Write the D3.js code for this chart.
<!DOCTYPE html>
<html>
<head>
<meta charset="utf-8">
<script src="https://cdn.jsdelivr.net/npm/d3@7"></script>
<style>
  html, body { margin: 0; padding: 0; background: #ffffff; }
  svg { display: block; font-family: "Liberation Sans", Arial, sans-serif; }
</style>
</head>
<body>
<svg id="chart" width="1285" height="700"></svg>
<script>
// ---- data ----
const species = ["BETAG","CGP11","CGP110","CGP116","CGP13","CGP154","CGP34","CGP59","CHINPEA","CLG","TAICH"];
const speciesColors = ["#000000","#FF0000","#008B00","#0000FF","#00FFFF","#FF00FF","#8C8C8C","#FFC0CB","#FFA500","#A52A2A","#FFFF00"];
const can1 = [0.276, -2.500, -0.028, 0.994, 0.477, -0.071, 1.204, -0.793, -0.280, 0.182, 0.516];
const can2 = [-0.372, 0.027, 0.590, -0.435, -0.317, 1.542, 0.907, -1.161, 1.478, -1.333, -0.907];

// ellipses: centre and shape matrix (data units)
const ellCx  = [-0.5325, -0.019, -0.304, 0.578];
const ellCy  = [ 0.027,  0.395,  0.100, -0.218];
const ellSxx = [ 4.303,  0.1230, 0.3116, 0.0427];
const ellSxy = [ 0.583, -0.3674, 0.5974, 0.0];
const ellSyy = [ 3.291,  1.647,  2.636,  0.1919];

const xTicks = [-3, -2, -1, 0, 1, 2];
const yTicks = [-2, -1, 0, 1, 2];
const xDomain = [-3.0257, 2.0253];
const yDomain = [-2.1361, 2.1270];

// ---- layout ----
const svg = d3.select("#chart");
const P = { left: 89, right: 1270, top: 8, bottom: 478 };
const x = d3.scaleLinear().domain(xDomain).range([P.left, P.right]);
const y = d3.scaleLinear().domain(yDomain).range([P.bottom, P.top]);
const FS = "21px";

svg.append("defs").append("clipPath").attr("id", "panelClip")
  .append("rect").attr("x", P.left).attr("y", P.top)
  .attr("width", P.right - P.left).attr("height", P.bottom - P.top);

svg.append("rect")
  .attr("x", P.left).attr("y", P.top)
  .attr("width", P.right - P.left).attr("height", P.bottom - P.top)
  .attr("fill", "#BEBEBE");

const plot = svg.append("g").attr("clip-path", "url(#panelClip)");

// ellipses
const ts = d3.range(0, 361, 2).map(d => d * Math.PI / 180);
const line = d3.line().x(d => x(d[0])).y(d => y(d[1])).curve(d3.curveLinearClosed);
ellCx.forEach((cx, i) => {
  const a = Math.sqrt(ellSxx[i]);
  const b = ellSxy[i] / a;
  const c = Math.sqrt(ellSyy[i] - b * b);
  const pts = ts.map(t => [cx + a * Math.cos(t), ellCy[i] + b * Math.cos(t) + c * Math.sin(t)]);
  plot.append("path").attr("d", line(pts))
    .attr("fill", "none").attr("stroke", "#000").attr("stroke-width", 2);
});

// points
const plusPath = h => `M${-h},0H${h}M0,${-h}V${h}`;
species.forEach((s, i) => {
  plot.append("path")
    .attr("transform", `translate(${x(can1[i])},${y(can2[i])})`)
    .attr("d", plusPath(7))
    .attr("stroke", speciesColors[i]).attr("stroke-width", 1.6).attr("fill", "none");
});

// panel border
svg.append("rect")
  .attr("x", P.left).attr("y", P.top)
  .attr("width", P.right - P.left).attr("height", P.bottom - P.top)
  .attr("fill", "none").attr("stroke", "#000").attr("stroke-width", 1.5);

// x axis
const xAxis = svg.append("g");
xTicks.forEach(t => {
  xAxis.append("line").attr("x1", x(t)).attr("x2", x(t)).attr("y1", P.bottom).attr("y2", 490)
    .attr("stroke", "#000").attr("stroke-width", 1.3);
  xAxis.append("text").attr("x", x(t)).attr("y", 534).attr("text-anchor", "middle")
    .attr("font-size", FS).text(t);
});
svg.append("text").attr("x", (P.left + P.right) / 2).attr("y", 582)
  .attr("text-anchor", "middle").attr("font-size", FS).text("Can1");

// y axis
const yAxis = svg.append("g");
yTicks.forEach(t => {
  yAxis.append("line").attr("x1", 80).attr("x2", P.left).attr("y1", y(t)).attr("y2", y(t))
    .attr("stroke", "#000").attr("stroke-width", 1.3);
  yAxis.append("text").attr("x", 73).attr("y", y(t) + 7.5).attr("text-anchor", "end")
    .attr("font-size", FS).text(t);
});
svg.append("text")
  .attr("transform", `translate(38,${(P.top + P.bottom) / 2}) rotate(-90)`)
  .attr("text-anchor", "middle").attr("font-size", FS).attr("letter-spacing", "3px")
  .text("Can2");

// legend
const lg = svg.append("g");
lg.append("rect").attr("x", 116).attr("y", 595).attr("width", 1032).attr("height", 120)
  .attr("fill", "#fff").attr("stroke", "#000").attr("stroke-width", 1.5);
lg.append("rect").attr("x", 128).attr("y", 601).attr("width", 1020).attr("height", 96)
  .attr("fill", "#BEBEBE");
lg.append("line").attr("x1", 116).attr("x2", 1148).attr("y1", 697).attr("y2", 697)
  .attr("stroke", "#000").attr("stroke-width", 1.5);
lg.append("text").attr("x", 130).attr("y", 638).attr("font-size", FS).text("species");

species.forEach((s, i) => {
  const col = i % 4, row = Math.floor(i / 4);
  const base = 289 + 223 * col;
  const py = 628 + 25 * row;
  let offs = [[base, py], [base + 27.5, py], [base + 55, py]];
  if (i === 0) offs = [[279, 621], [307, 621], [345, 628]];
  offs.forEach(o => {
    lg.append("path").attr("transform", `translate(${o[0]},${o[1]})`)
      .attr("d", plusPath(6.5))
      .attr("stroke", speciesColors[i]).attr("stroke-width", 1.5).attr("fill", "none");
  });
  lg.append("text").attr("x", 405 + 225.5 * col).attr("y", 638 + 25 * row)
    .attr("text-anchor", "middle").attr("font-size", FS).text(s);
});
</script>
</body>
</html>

···

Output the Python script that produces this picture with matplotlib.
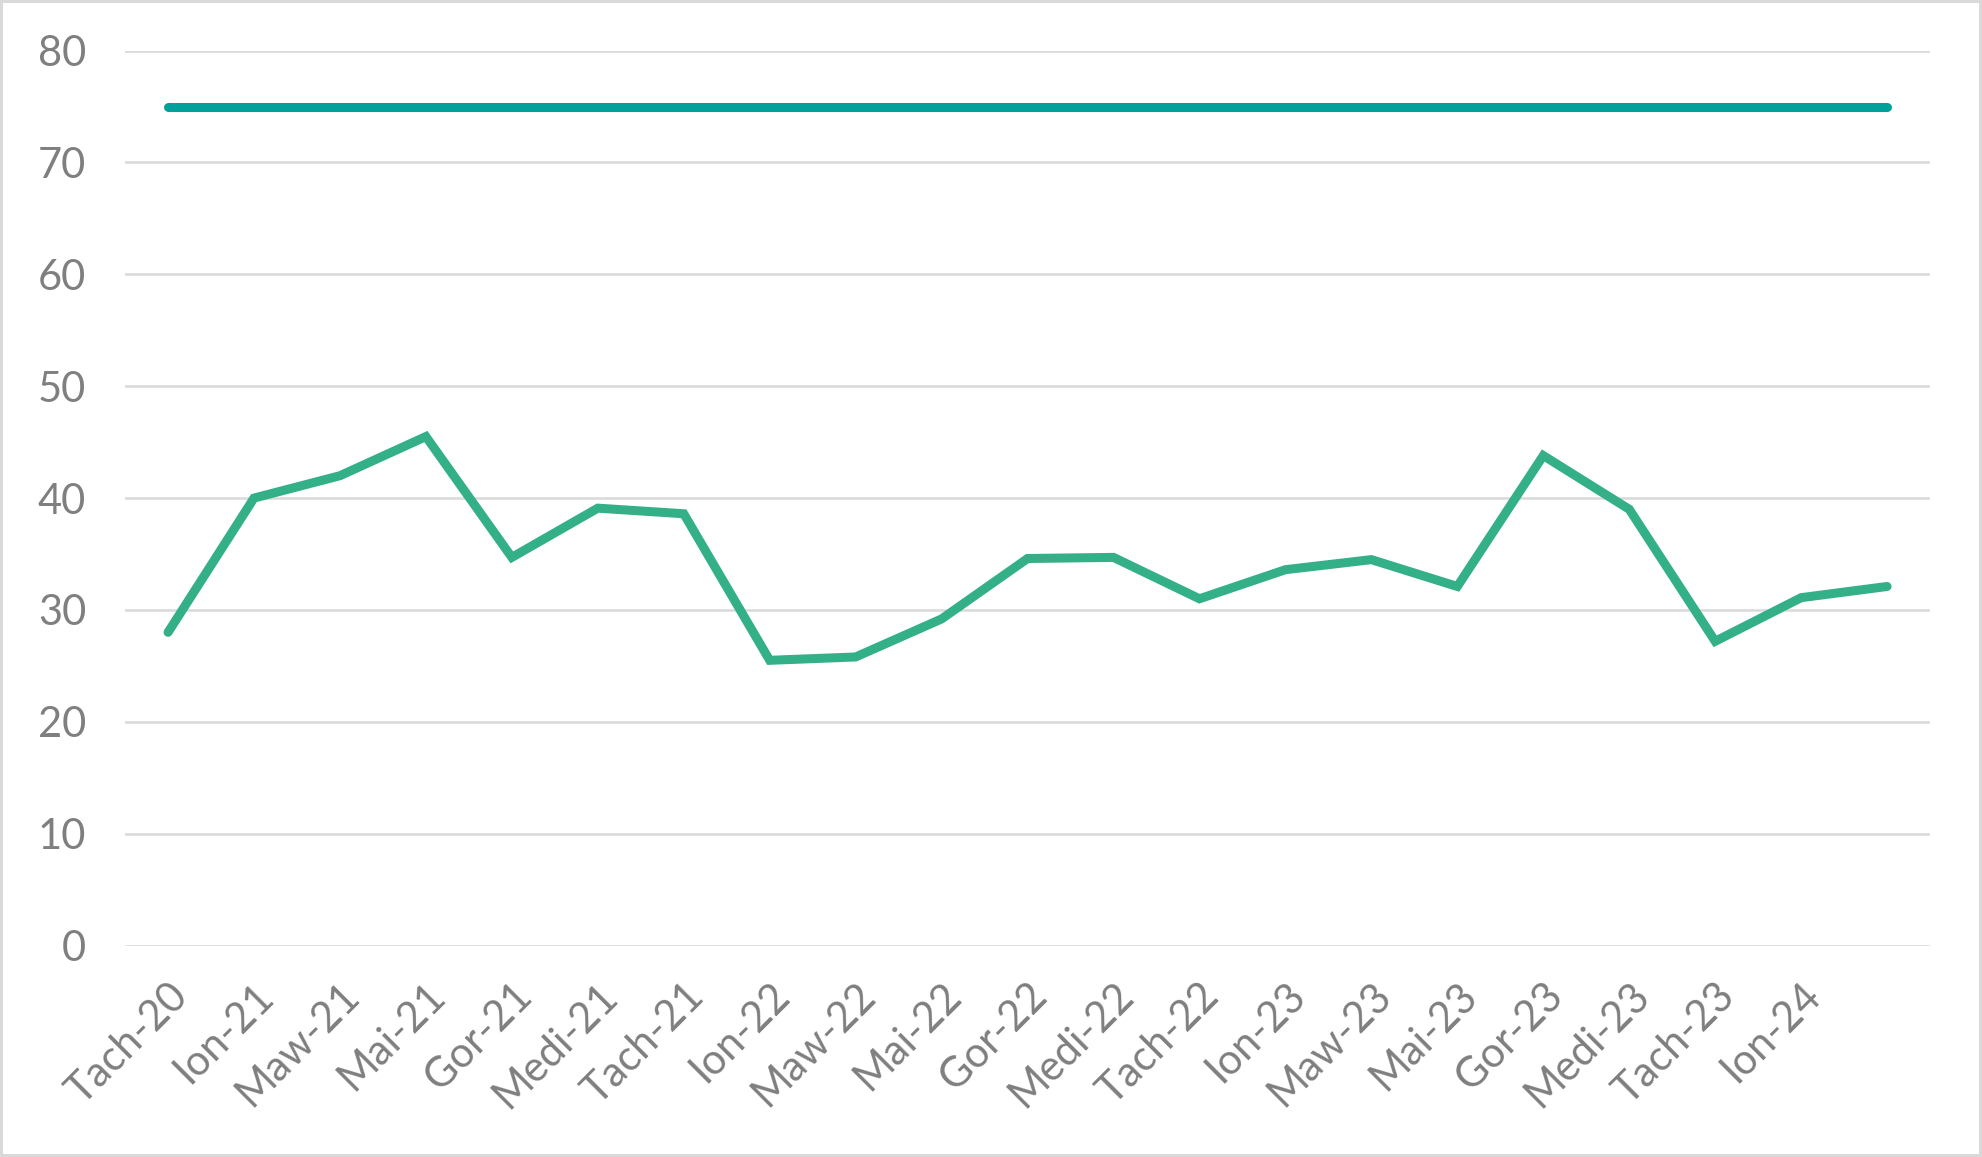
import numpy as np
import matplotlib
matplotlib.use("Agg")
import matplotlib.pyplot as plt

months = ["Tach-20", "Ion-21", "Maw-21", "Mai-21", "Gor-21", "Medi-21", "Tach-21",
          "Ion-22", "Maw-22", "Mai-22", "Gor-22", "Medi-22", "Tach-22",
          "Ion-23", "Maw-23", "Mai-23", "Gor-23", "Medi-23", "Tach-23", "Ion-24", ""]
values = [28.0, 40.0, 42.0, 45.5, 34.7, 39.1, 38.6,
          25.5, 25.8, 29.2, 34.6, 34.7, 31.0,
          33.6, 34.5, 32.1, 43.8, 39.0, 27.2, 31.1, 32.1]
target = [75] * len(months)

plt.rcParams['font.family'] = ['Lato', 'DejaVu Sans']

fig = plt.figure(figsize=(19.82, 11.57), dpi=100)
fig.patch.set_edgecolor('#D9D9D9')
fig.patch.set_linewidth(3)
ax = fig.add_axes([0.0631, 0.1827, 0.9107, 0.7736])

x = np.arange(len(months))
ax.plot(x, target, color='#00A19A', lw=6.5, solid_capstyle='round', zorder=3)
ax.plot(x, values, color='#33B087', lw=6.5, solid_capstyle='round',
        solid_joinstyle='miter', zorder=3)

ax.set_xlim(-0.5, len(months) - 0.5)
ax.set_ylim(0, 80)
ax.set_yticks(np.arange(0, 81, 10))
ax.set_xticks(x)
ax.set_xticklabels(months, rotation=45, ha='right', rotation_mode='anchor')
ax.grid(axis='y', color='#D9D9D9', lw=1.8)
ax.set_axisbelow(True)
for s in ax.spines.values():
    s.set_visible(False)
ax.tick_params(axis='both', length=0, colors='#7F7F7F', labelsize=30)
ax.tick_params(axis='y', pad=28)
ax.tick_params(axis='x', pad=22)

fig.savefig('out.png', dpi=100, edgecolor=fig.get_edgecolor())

···

= Given exercise =
Print out, exactly and with nothing added, the lines starting at the line holding "Output the Python" and ending at the line holding "import matplotlib.pyplot as plt", minus any pictures.

= Exercise solution =
Output the Python script that produces this picture with matplotlib.
import numpy as np
import matplotlib
matplotlib.use("Agg")
import matplotlib.pyplot as plt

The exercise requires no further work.